◆ WHAT IS REQUIRED
Will you quote precisely the lines that run from the top of the material below to the line containing "12.5, 12, 11.3, 10.8, 10.3, 9.8, 9.3, 9, 8.7, 8.4]", both ends included?

◆ ◆ ◆ ◆

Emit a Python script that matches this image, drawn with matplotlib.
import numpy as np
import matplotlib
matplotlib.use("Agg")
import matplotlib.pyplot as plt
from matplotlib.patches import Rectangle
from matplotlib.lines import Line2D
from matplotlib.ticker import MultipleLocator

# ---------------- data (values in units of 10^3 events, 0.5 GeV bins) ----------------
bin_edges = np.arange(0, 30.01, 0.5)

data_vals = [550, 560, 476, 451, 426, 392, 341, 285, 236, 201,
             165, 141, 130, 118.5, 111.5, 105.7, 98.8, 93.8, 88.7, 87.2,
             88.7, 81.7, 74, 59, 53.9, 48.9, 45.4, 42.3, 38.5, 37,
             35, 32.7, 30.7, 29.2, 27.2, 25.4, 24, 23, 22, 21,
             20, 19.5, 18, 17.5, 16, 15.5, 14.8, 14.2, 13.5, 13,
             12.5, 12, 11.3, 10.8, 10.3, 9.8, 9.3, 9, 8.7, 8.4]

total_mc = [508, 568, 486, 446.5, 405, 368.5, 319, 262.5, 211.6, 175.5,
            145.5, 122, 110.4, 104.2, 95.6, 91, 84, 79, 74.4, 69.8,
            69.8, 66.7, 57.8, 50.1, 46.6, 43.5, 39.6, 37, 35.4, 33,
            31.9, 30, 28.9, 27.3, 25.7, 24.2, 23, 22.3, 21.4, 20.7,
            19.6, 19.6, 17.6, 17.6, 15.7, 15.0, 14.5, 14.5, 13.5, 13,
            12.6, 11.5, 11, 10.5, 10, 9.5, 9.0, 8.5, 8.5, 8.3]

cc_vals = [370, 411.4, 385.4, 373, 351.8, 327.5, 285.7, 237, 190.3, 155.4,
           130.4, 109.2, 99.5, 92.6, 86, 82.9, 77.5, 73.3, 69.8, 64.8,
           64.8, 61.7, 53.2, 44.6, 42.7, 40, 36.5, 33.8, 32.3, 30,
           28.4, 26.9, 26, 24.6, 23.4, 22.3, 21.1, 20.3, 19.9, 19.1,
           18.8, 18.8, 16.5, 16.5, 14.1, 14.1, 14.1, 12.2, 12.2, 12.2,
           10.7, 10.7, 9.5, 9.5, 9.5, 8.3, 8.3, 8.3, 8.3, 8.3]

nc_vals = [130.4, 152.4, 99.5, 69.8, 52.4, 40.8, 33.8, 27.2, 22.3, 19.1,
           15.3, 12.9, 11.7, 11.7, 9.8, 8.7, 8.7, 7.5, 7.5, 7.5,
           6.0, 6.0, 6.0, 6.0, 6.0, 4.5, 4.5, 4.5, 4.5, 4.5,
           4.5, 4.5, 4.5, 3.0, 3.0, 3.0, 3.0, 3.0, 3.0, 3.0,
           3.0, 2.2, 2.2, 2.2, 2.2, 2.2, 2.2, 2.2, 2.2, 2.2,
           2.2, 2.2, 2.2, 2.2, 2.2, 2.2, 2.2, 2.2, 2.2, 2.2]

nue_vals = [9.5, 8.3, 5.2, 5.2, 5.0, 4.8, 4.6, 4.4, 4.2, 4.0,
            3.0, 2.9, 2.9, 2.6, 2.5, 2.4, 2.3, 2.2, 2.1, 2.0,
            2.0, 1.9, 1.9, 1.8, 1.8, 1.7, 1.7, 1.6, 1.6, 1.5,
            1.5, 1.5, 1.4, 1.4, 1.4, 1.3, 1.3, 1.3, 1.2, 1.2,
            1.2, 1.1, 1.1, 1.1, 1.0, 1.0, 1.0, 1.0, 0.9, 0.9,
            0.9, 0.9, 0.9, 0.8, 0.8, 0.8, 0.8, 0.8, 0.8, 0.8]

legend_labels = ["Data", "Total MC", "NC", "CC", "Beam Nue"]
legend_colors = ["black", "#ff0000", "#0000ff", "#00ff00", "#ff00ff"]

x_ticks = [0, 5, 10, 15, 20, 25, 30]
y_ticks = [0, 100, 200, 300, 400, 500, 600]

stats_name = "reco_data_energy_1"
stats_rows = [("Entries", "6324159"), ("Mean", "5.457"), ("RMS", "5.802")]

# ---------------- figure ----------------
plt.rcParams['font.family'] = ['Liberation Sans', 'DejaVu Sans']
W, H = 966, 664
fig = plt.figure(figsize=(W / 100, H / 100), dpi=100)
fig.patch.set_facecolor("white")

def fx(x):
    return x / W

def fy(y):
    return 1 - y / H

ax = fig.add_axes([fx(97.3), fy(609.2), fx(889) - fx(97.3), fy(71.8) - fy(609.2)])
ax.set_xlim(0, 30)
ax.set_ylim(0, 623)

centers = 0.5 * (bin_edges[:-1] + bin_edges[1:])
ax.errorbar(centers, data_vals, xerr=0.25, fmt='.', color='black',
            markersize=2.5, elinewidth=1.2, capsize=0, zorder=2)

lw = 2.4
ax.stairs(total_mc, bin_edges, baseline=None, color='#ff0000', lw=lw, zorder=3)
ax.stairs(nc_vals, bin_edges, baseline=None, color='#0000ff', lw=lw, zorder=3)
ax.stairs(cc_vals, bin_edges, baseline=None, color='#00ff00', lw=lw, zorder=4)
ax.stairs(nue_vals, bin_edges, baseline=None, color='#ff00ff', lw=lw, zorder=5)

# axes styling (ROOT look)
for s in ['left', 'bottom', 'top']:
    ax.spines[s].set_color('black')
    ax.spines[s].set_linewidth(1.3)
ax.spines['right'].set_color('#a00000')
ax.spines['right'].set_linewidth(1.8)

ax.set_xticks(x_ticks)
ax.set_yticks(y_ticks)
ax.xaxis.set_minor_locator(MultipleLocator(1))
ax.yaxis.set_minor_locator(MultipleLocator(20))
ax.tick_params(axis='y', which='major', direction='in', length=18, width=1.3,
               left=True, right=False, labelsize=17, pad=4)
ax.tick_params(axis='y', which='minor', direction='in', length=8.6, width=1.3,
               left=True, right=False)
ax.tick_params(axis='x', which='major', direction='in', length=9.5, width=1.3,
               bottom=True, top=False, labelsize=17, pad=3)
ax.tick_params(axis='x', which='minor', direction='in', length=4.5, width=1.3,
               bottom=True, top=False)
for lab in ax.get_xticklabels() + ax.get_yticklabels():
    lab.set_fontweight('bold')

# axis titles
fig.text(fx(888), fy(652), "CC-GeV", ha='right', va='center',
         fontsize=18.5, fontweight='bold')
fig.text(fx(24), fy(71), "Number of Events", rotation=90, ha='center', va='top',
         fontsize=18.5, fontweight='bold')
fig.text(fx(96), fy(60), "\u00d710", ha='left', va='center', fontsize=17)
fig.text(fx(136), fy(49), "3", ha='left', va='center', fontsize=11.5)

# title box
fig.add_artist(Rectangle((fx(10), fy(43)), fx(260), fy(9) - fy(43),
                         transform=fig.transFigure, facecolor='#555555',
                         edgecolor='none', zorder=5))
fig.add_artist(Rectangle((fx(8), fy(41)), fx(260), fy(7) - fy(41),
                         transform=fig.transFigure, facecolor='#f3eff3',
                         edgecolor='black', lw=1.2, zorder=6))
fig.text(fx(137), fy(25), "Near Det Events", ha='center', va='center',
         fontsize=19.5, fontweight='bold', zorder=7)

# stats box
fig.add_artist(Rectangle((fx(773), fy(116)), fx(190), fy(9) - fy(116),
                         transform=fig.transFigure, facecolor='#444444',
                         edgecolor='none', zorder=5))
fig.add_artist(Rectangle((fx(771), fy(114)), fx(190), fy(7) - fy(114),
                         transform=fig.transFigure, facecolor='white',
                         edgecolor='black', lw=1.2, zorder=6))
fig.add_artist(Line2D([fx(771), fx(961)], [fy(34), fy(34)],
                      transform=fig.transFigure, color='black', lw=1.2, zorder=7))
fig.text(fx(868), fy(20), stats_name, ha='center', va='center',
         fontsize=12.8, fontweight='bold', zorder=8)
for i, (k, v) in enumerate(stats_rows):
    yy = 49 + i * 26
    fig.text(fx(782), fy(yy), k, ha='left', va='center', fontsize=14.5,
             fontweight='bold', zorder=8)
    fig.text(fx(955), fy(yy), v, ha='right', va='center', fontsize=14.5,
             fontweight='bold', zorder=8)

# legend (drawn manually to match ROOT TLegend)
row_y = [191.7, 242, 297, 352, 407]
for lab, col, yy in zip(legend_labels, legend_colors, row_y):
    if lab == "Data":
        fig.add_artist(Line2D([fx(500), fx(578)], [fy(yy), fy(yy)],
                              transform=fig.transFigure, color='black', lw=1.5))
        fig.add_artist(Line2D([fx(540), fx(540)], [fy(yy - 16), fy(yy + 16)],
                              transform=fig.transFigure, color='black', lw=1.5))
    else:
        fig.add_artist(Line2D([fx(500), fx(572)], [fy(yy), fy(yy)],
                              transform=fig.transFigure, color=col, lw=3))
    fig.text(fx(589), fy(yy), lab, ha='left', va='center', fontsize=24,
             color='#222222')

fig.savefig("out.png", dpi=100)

◆ ◆ ◆ ◆

◆ FULL OUTPUT
Emit a Python script that matches this image, drawn with matplotlib.
import numpy as np
import matplotlib
matplotlib.use("Agg")
import matplotlib.pyplot as plt
from matplotlib.patches import Rectangle
from matplotlib.lines import Line2D
from matplotlib.ticker import MultipleLocator

# ---------------- data (values in units of 10^3 events, 0.5 GeV bins) ----------------
bin_edges = np.arange(0, 30.01, 0.5)

data_vals = [550, 560, 476, 451, 426, 392, 341, 285, 236, 201,
             165, 141, 130, 118.5, 111.5, 105.7, 98.8, 93.8, 88.7, 87.2,
             88.7, 81.7, 74, 59, 53.9, 48.9, 45.4, 42.3, 38.5, 37,
             35, 32.7, 30.7, 29.2, 27.2, 25.4, 24, 23, 22, 21,
             20, 19.5, 18, 17.5, 16, 15.5, 14.8, 14.2, 13.5, 13,
             12.5, 12, 11.3, 10.8, 10.3, 9.8, 9.3, 9, 8.7, 8.4]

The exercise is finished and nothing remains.